#43 If

by Annie Liss

A letter arrives each year repeating this single message, “Grandma, please quit smoking.” Each year my reply is silent, why listen? I grew up on a tobacco farm; this whole Surgeon’s General Warning label is malarkey! Besides, what does a first grader know?

The girl grows, but persists. She becomes a teenager too soon, and still the annual letters come. Reflecting on my life, I have to write my will, what to leave behind. All my possessions reek of smoke.

In my kitchen smoking, I put down the cigarette. I don’t pick it back up again that day or the next. Months go by, then a year, then two. Marlboro no longer represses the wonderful odors of cooking, life, and love. This is much easier than I ever thought possible. I am one of those blessed people who can give up an addiction with mere determination.

Visitors comment that my home is now refreshing. I am ecstatic and know my doctor will be just as pleased, since he echoes my grandchild at each appointment. There is no smile on his face. Instead of a lollipop, I walk out with a sand timer. Instead of a clean bill of health, I received a death sentence.

Another letter arrives, “Grandma, I’m pregnant.”

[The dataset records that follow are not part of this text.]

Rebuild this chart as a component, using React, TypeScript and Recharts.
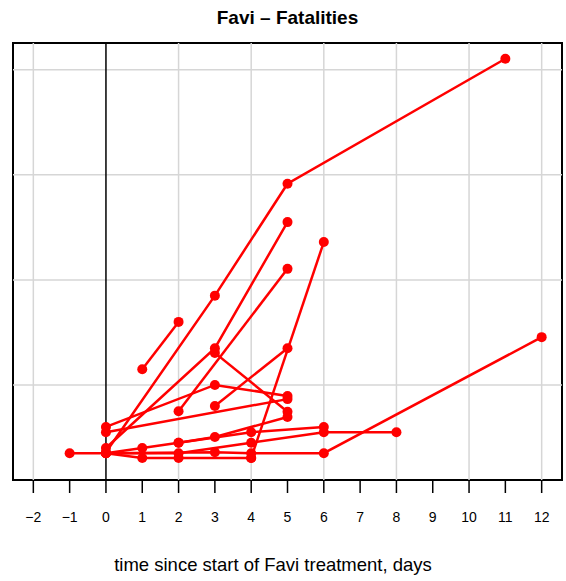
import React from "react";
import {
  LineChart,
  Line,
  XAxis,
  YAxis,
  ReferenceLine,
  ReferenceArea,
} from "recharts";

// one entry per patient: days since start of treatment and the measured value
const patientDays = [
  [1, 2],
  [0, 3, 5, 11],
  [0, 3, 5],
  [3, 5],
  [2, 5],
  [3, 5],
  [4, 6],
  [0, 3, 5],
  [0, 5],
  [-1, 0, 1, 2, 3, 5],
  [2, 4, 6],
  [0, 2, 4, 6, 8],
  [0, 1, 2, 4],
  [0, 3, 4, 6, 12],
];

const patientValues = [
  [23.0, 32.0],
  [7.2, 37.0, 58.3, 82.1],
  [8.0, 27.0, 51.0],
  [26.1, 14.9],
  [15.0, 42.1],
  [16.0, 27.0],
  [6.1, 47.2],
  [12.0, 20.0, 17.9],
  [11.0, 17.3],
  [7.0, 7.0, 8.0, 9.0, 10.1, 13.9],
  [9.0, 11.0, 12.0],
  [7.0, 7.0, 9.0, 11.0, 11.0],
  [7.0, 6.1, 6.1, 6.1],
  [7.0, 7.2, 7.0, 7.0, 29.1],
];

const xTicks = [-2, -1, 0, 1, 2, 3, 4, 5, 6, 7, 8, 9, 10, 11, 12];
const xGrid = [-2, 2, 4, 6, 8, 10, 12];
const yGrid = [20, 40, 60, 80];

const xDomain = [-2.56, 12.56];
const yDomain = [1.9, 85.1];

const RED = "#ff0000";
const FONT = "'Liberation Sans', Arial, Helvetica, sans-serif";

const series = patientDays.map((days, i) =>
  days.map((d, j) => ({ day: d, value: patientValues[i][j] }))
);

export default function App() {
  return (
    <div
      style={{
        position: "absolute",
        left: 0,
        top: 0,
        width: 566,
        height: 581,
        background: "#fff",
        fontFamily: FONT,
      }}
    >
      <div
        style={{
          position: "absolute",
          left: 13,
          width: 549,
          top: 6,
          textAlign: "center",
          fontWeight: "bold",
          fontSize: 19,
          lineHeight: "24px",
        }}
      >
        Favi – Fatalities
      </div>
      <LineChart
        width={566}
        height={581}
        margin={{ top: 43, right: 4, bottom: 0, left: 13 }}
      >
        {yGrid.map((v) => (
          <ReferenceLine key={"h" + v} y={v} stroke="#d6d6d6" strokeWidth={1.5} />
        ))}
        {xGrid.map((v) => (
          <ReferenceLine key={"v" + v} x={v} stroke="#d6d6d6" strokeWidth={1.5} />
        ))}
        <ReferenceLine x={0} stroke="#000" strokeWidth={1.5} />
        <XAxis
          dataKey="day"
          type="number"
          domain={xDomain}
          ticks={xTicks}
          allowDataOverflow
          height={101}
          axisLine={false}
          tickLine={{ stroke: "#000", strokeWidth: 1.5 }}
          tickSize={13}
          tickMargin={19}
          tick={{ fill: "#000", fontSize: 14, fontFamily: FONT }}
          tickFormatter={(v) => String(v).replace("-", "\u2212")}
          interval={0}
        />
        <YAxis type="number" domain={yDomain} allowDataOverflow hide />
        {series.map((data, i) => (
          <Line
            key={i}
            data={data}
            dataKey="value"
            stroke={RED}
            strokeWidth={2.5}
            dot={{ r: 5, fill: RED, stroke: RED, strokeWidth: 0 }}
            activeDot={false}
            isAnimationActive={false}
          />
        ))}
        <ReferenceArea
          x1={xDomain[0]}
          x2={xDomain[1]}
          y1={yDomain[0]}
          y2={yDomain[1]}
          fill="none"
          fillOpacity={0}
          stroke="#000"
          strokeWidth={2}
        />
      </LineChart>
      <div
        style={{
          position: "absolute",
          left: 0,
          width: 546,
          top: 553,
          textAlign: "center",
          fontSize: 18.5,
          lineHeight: "24px",
        }}
      >
        time since start of Favi treatment, days
      </div>
    </div>
  );
}
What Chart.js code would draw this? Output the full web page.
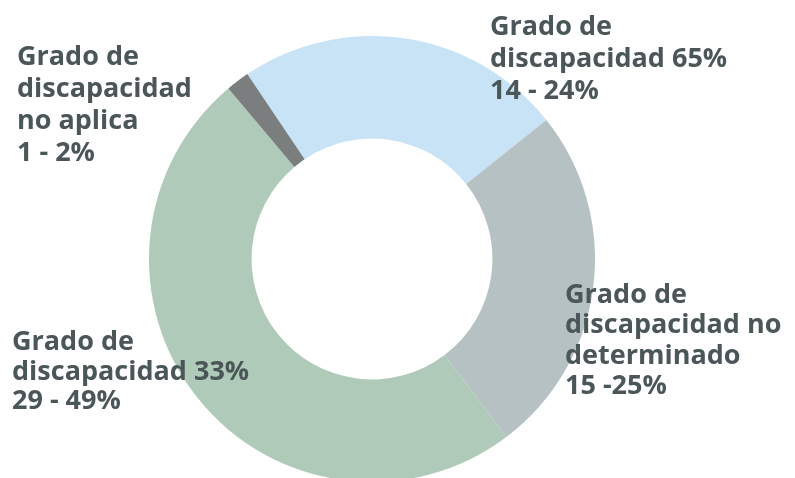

Why didn’t I listen in the beginning? Would the diagnosis be different if I listened to her sooner? If I had never started, would I one day hold my great-grandson? Thinking over a life half-lived, this time I will reply.


Unknown said...

So sad - and sadly real.

Julie Nilson said...

"Instead of a lollipop, I walk out with a sand timer." Great metaphor.

JRVogt said...

I agree with Julie. Great image with the sand timer.

Anonymous said...

This could have become sappy and unauthentic quickly, but it never did. Consistent voice, nice details.

Laura Howe said...

Reminded me of my grandmother and her smoking. The 'possessions reek of smoke' made me crack a smile, it was so true. Like the sand timer image and all the "Ifs" the character's left with.